• _Exercise brief_: Lift every line from the entries that includes the word "with".

>> Begin Data provided

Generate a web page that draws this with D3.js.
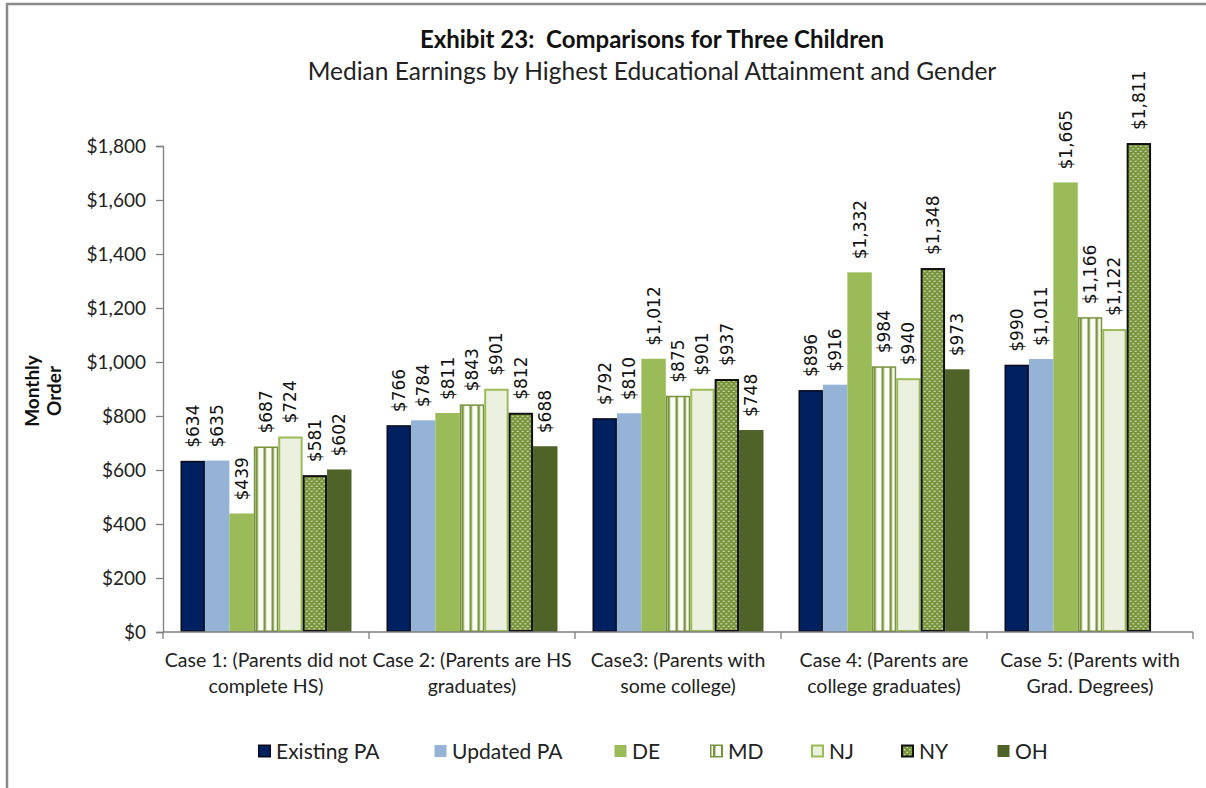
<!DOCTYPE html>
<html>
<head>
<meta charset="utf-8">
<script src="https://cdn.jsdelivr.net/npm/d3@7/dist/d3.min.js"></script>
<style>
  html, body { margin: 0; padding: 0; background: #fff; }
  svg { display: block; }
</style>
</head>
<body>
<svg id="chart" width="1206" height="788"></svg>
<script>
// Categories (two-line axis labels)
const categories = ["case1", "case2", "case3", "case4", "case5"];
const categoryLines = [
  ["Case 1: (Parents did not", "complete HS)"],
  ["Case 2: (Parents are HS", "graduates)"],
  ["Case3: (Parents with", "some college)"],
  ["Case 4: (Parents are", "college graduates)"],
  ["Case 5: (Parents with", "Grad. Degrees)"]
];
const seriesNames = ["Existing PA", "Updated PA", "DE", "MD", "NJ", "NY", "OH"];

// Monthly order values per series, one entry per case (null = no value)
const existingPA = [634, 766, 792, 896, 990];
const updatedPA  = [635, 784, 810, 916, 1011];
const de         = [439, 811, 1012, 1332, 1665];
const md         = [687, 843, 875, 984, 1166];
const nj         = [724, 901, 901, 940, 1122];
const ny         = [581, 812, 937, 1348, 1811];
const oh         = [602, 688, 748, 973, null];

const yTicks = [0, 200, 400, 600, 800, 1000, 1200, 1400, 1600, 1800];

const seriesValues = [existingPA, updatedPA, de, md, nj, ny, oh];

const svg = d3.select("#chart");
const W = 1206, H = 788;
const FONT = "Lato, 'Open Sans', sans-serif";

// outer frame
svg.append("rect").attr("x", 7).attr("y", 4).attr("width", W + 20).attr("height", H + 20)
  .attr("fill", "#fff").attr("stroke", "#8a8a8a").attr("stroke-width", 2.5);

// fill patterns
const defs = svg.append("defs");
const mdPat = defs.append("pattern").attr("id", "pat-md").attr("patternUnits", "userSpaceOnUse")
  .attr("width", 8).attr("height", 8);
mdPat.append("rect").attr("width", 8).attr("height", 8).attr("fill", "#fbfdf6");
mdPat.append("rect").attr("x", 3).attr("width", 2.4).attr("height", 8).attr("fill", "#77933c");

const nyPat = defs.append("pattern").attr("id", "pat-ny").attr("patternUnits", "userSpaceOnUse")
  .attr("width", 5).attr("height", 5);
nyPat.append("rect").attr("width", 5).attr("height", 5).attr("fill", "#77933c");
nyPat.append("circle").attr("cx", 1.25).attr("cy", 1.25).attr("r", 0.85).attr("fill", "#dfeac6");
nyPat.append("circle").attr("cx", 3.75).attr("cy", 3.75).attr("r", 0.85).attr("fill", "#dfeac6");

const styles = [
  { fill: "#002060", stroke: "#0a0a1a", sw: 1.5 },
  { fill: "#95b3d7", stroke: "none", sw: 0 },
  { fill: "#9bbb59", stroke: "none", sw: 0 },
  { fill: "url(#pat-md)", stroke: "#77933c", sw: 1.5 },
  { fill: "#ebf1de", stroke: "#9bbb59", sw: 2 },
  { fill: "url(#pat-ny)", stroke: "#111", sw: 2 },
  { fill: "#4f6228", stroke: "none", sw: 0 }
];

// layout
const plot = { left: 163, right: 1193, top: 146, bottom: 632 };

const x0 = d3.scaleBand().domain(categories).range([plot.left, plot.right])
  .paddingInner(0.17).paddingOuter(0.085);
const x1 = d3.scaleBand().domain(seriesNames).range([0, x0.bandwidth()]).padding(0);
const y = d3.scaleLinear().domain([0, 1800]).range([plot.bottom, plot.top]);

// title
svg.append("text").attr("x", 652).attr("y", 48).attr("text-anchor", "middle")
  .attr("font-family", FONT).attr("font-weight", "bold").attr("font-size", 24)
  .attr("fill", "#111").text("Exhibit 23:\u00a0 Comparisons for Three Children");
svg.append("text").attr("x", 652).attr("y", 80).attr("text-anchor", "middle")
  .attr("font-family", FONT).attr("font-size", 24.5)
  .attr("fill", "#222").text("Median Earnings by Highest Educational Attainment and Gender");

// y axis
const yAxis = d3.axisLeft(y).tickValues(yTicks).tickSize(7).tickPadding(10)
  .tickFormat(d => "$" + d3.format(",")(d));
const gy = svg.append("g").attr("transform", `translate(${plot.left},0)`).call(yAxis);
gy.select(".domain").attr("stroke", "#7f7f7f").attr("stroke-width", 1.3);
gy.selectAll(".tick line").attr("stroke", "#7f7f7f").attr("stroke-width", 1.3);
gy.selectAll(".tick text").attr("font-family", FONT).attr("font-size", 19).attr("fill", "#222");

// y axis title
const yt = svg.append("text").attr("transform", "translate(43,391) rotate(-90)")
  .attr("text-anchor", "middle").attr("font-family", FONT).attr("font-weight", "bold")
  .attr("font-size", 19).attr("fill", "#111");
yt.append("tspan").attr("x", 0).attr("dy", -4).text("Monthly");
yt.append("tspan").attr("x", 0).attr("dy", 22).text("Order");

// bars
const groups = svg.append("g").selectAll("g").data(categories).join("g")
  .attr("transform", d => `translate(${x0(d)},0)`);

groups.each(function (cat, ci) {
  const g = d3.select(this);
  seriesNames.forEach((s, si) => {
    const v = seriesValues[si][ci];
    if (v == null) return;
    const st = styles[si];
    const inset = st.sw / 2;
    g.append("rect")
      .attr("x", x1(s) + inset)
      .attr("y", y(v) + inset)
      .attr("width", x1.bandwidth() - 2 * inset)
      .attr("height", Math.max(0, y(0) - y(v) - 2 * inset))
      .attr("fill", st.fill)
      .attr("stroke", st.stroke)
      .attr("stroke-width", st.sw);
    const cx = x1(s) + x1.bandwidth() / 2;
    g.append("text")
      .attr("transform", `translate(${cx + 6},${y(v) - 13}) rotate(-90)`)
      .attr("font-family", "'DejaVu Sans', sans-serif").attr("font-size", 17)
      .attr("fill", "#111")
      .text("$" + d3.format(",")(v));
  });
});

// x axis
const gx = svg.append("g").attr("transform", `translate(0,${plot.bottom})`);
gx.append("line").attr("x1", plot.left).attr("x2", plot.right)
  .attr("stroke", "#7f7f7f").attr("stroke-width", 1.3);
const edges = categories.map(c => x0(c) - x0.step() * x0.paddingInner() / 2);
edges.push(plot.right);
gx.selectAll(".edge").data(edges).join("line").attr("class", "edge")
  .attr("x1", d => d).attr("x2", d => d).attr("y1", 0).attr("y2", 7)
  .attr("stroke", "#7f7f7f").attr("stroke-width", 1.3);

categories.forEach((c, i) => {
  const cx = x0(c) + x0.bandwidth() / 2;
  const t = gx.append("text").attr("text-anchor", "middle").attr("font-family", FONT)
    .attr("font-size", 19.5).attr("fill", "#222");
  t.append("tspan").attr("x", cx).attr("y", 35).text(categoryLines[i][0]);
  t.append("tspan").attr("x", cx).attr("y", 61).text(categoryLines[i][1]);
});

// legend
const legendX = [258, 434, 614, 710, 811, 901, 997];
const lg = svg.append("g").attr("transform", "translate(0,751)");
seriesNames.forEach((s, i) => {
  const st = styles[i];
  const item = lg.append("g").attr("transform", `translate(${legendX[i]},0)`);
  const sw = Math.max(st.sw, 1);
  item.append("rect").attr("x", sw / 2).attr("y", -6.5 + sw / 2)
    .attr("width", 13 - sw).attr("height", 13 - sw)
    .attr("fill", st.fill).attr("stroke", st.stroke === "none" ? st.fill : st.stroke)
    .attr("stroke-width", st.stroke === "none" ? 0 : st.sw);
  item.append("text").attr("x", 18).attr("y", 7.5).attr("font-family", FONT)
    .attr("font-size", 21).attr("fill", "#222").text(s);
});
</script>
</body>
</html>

>> End Data provided
>> Begin Data provided

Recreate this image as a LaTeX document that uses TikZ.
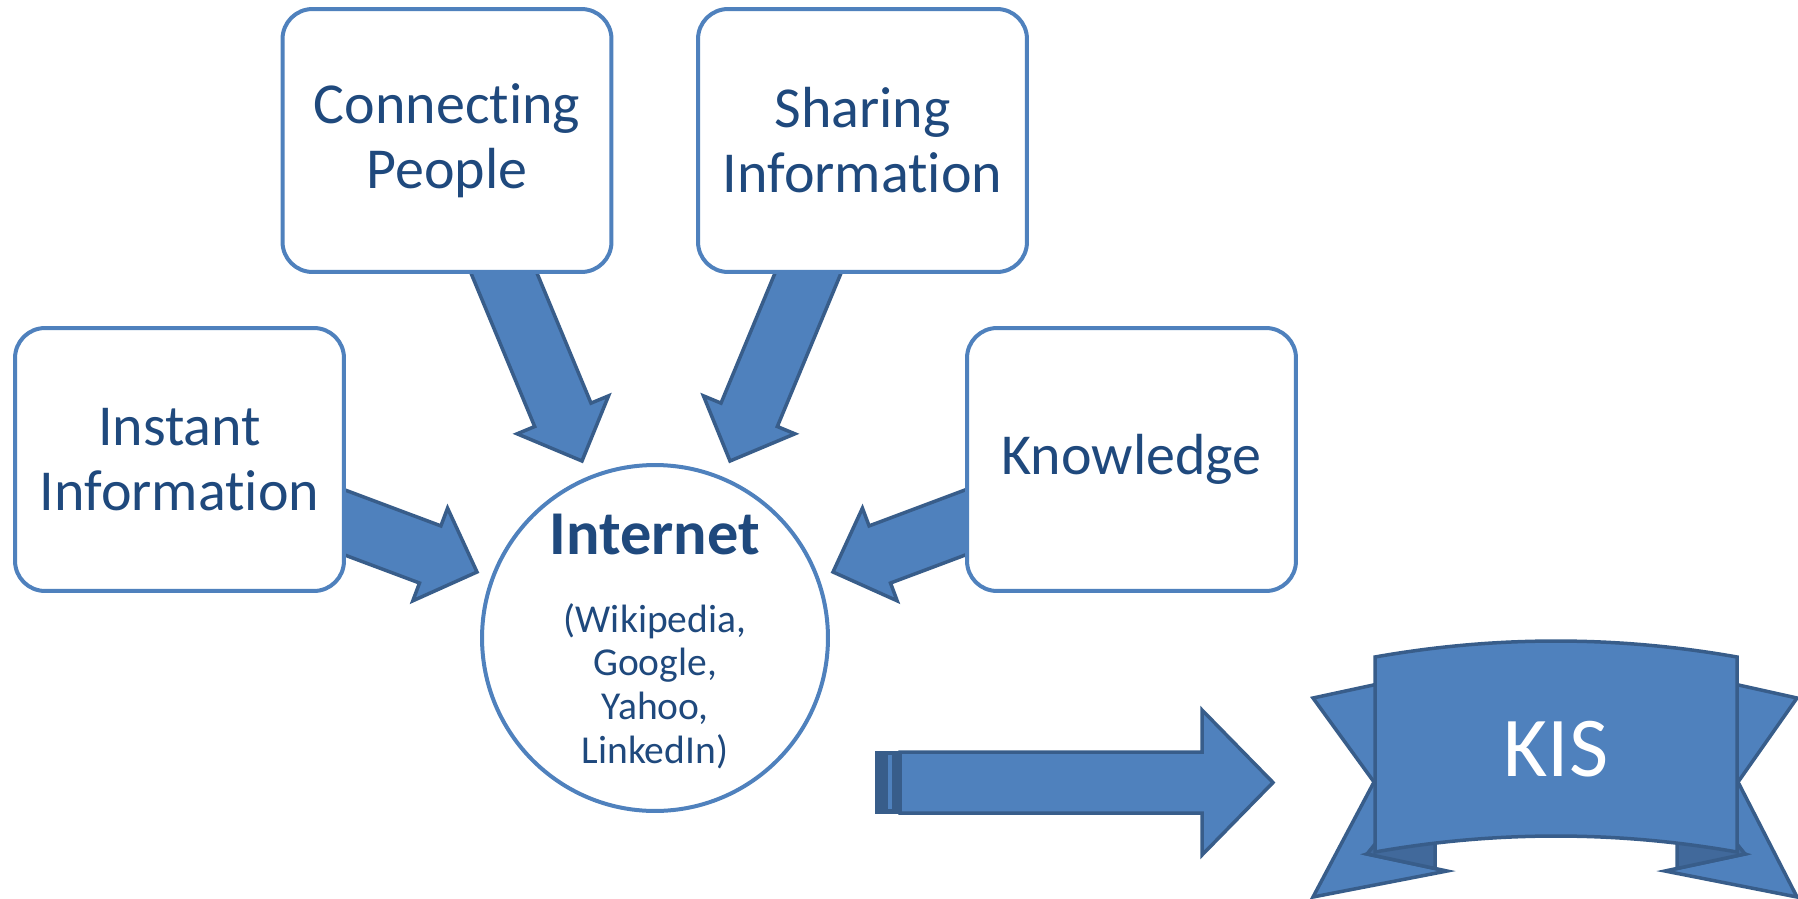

>> End Data provided

• _Completed task_:
Generate a web page that draws this with D3.js.
  ["Case3: (Parents with", "some college)"],
  ["Case 5: (Parents with", "Grad. Degrees)"]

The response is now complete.